Back in 1994, I had a major obsession with red and green quilts. It started when the Quilt World December '88 magazine ran a 1860's design of the Princess Feather in its traditional four block design. The front cover had an older woman in a moppet hat sitting and quilting this beauty with a hoop in her lap.
I had admired the quilt for six years before I finally started the applique. I was quick to finish one block, then, years went by without the ambition to complete the remaining three blocks.
A few years ago I decided the last three blocks just weren't going to happen. That is when I had a brainstorm to just put the one feather star block on point and fill in the outer corners with half square triangles.
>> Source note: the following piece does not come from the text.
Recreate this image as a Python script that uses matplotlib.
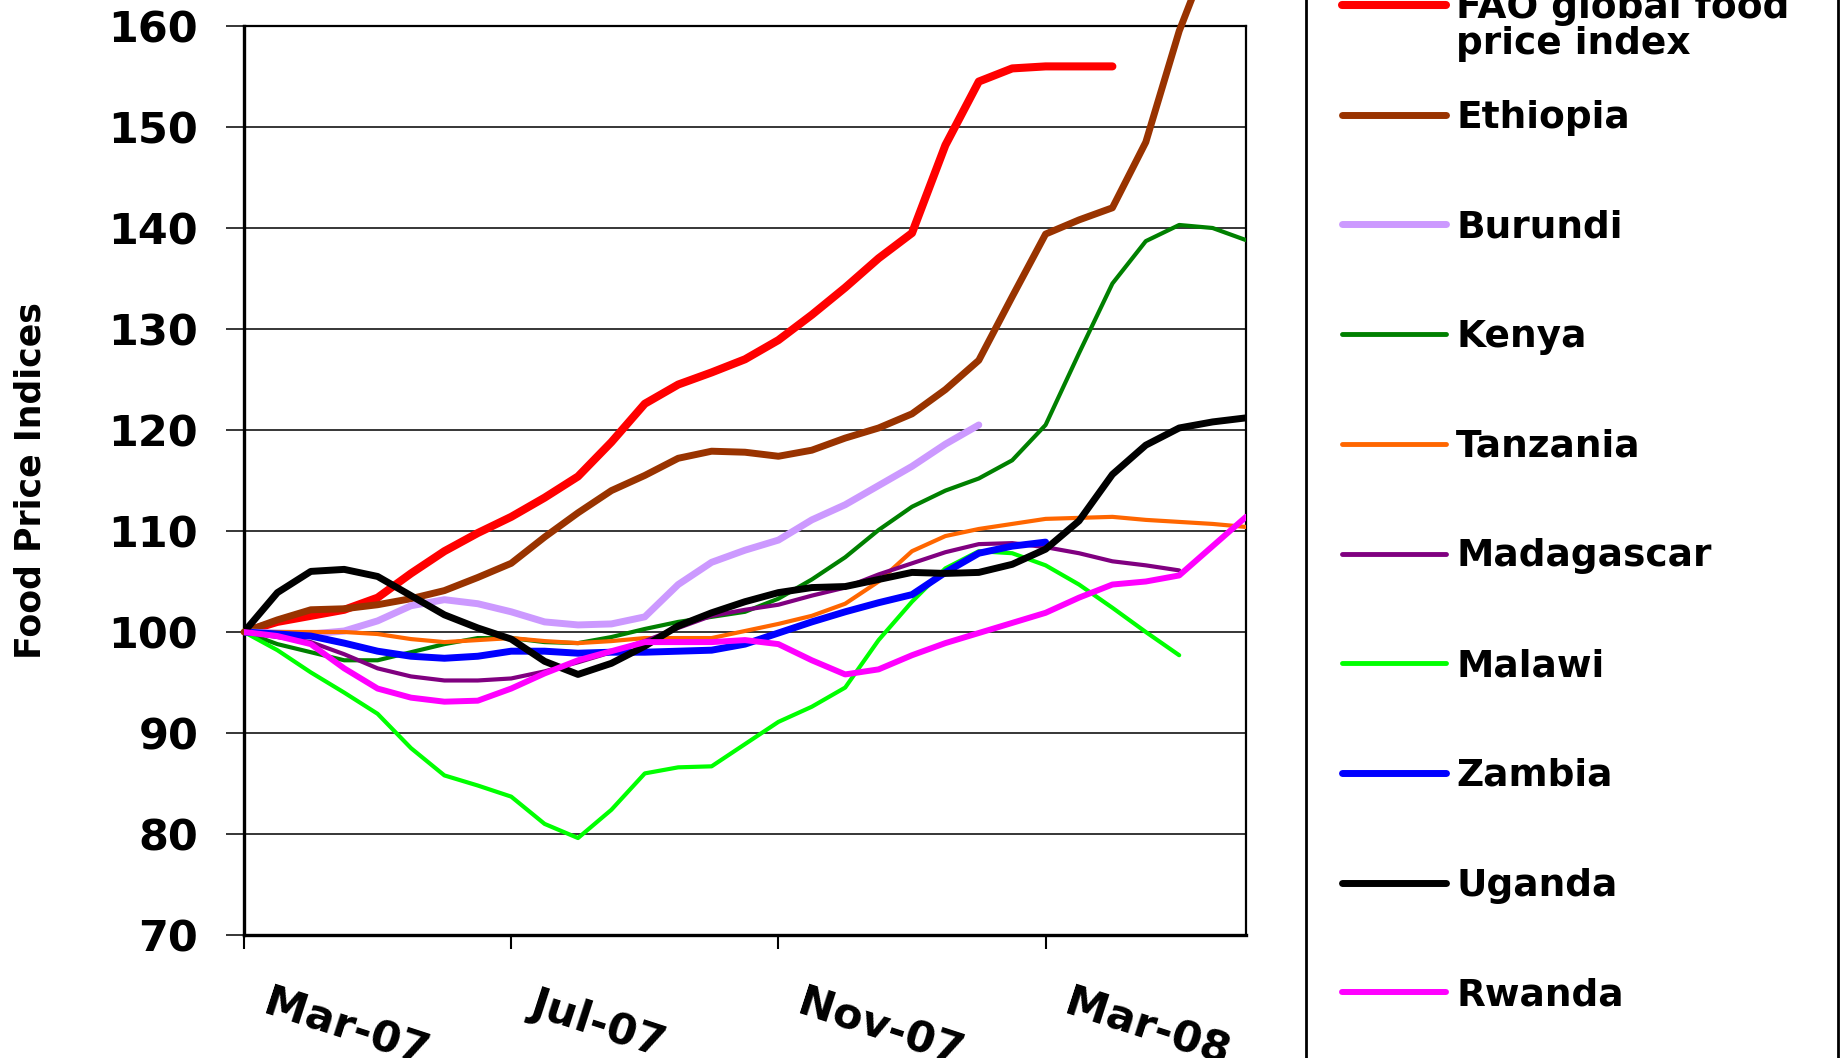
import numpy as np
import matplotlib
matplotlib.use("Agg")
import matplotlib.pyplot as plt
from matplotlib.lines import Line2D
from matplotlib.patches import Rectangle
from matplotlib.transforms import ScaledTranslation

plt.rcParams['font.family'] = ['DejaVu Sans']

# months since Mar-07, sampled every half month
step = 0.5

fao = [100, 101.0, 101.6, 102.2, 103.4, 105.8, 108.0, 109.8, 111.4, 113.3,
       115.4, 118.8, 122.6, 124.5, 125.7, 127.0, 128.9, 131.4, 134.1, 137.0,
       139.5, 148.2, 154.5, 155.8, 156.0, 156.0, 156.0]
ethiopia = [100, 101.2, 102.2, 102.3, 102.7, 103.3, 104.1, 105.4, 106.8, 109.4,
            111.8, 114.0, 115.5, 117.2, 117.9, 117.8, 117.4, 118.0, 119.2, 120.2,
            121.6, 124.0, 126.9, 133.2, 139.4, 140.8, 142.0, 148.5, 159.5, 168.0]
burundi = [100, 99.9, 99.8, 100.1, 101.1, 102.6, 103.2, 102.8, 102.0, 101.0,
           100.7, 100.8, 101.5, 104.7, 106.9, 108.1, 109.1, 111.1, 112.6, 114.5,
           116.4, 118.6, 120.5]
kenya = [100, 98.8, 98.0, 97.2, 97.2, 98.0, 98.8, 99.4, 99.4, 99.0,
         98.9, 99.5, 100.3, 101.0, 101.5, 102.0, 103.3, 105.2, 107.4, 110.1,
         112.4, 114.0, 115.2, 117.0, 120.5, 127.6, 134.5, 138.7, 140.3, 140.0, 138.8]
tanzania = [100, 100, 100, 100, 99.8, 99.3, 99.0, 99.2, 99.4, 99.1,
            98.9, 99.1, 99.4, 99.4, 99.4, 100.1, 100.8, 101.6, 102.8, 105.0,
            108.0, 109.5, 110.2, 110.7, 111.2, 111.3, 111.4, 111.1, 110.9, 110.7, 110.4]
madagascar = [100, 99.5, 99.0, 97.8, 96.4, 95.6, 95.2, 95.2, 95.4, 96.1,
              97.0, 98.0, 99.1, 100.4, 101.6, 102.2, 102.7, 103.6, 104.4, 105.7,
              106.8, 107.9, 108.7, 108.8, 108.4, 107.8, 107.0, 106.6, 106.1]
malawi = [100, 98.2, 96.0, 94.0, 91.9, 88.5, 85.8, 84.8, 83.7, 81.0,
          79.6, 82.4, 86.0, 86.6, 86.7, 88.9, 91.1, 92.6, 94.5, 99.2,
          103.0, 106.3, 108.0, 107.8, 106.6, 104.7, 102.4, 100.0, 97.7]
zambia = [100, 99.8, 99.6, 98.9, 98.1, 97.6, 97.4, 97.6, 98.1, 98.1,
          97.9, 98.0, 98.0, 98.1, 98.2, 98.8, 99.9, 101.0, 102.0, 102.9,
          103.7, 105.9, 107.8, 108.5, 108.9]
uganda = [100, 103.9, 106.0, 106.2, 105.5, 103.6, 101.7, 100.4, 99.3, 97.1,
          95.8, 96.9, 98.6, 100.6, 101.9, 103.0, 103.9, 104.4, 104.5, 105.2,
          105.9, 105.8, 105.9, 106.7, 108.2, 111.0, 115.6, 118.5, 120.2, 120.8, 121.2]
rwanda = [100, 99.6, 98.8, 96.4, 94.4, 93.5, 93.1, 93.2, 94.4, 95.9,
          97.2, 98.1, 99.0, 99.0, 99.0, 99.2, 98.8, 97.2, 95.8, 96.3,
          97.7, 98.9, 99.9, 100.9, 101.9, 103.4, 104.7, 105.0, 105.6, 108.5, 111.4]

names = ["FAO global food\nprice index", "Ethiopia", "Burundi", "Kenya", "Tanzania",
         "Madagascar", "Malawi", "Zambia", "Uganda", "Rwanda"]
series = [fao, ethiopia, burundi, kenya, tanzania, madagascar, malawi, zambia, uganda, rwanda]
colors = ["#FF0000", "#993300", "#CC99FF", "#008000", "#FF6600",
          "#800080", "#00FF00", "#0000FF", "#000000", "#FF00FF"]
widths = [5.8, 5.0, 5.0, 3.0, 3.0, 3.0, 3.0, 5.0, 5.0, 4.3]

tick_months = [0, 4, 8, 12]
tick_labels = ["Mar-07", "Jul-07", "Nov-07", "Mar-08"]

fig = plt.figure(figsize=(18.41, 10.58), dpi=100)
ax = fig.add_axes([244/1841, 1 - 935/1058, 1002/1841, 909/1058])

for vals, c, lw, name in zip(series, colors, widths, names):
    x = np.arange(len(vals)) * step
    # Ethiopia runs off the top of the chart
    ax.plot(x, vals, color=c, lw=lw, solid_capstyle='round', solid_joinstyle='round',
            clip_on=(name != "Ethiopia"), zorder=3)

ax.set_xlim(0, 15)
ax.set_ylim(70, 160)
ax.set_yticks(np.arange(70, 161, 10))
ax.yaxis.grid(True, color='black', lw=1.1)
ax.set_axisbelow(True)

ax.set_xticks(tick_months)
ax.set_xticklabels(tick_labels, rotation=-18, ha='left', va='top',
                   rotation_mode='anchor', fontsize=31, fontweight='bold')

ax.tick_params(axis='y', length=13, width=1.1, pad=20, labelsize=31)
ax.tick_params(axis='x', length=10, width=1.5, pad=24)
for t in ax.get_yticklabels():
    t.set_fontweight('bold')
# shift the slanted month labels to the right of their ticks
for lbl in ax.get_xticklabels():
    lbl.set_transform(lbl.get_transform() + ScaledTranslation(0.27, 0, fig.dpi_scale_trans))

ax.spines['left'].set_linewidth(2.4)
ax.spines['bottom'].set_linewidth(2.4)
ax.spines['right'].set_linewidth(1.6)
ax.spines['top'].set_linewidth(1.6)

ax.set_ylabel("Food Price Indices", fontsize=25, fontweight='bold')
ax.yaxis.set_label_coords(-0.196, 0.5)

# legend panel on the right
fig.add_artist(Rectangle((1306/1841, -0.05), (1838 - 1306)/1841, 1.1, fill=False,
                         lw=2, edgecolor='black', transform=fig.transFigure))
H = 1058
for i, (name, c, lw) in enumerate(zip(names, colors, widths)):
    yp = 5 + 109.7 * i
    yf = 1 - yp / H
    fig.add_artist(Line2D([1342/1841, 1446/1841], [yf, yf], color=c, lw=max(lw, 3.5),
                          solid_capstyle='round', transform=fig.transFigure))
    for k, line in enumerate(name.split("\n")):
        fig.text(1456/1841, 1 - (yp + 13 + 36 * k) / H, line, fontsize=27,
                 fontweight='bold', ha='left', va='baseline')

fig.savefig("out.png", dpi=100)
While I enjoy this quilt, especially during the holidays when red and green fills the house, I still think about the original quilt design.
This past fall, while I was browsing through Etsy, I came across a red and green quilt from southwestern Ohio. I think I only looked at it for two seconds before I "clicked" the purchase tab. The classic four blocks of the Princess Feather in red and green could still make my heart skip a beat.
Barbara Brackman discusses the history of sewing machines in American Patterns of Progress: Quilts in the Machine Age. Woman who were fortunate enough to have a sewing machine wanted to display their skills and machine quilted their quilts. This quilt was sure to have been a family treasure.
Look closely at the binding. It was also applied by machine!
I admire this early quilter. She was skilled with her machine and she didn't hesitate to put her beautiful applique workmanship under the needle.
A Christmas treasure for our family for many years to come!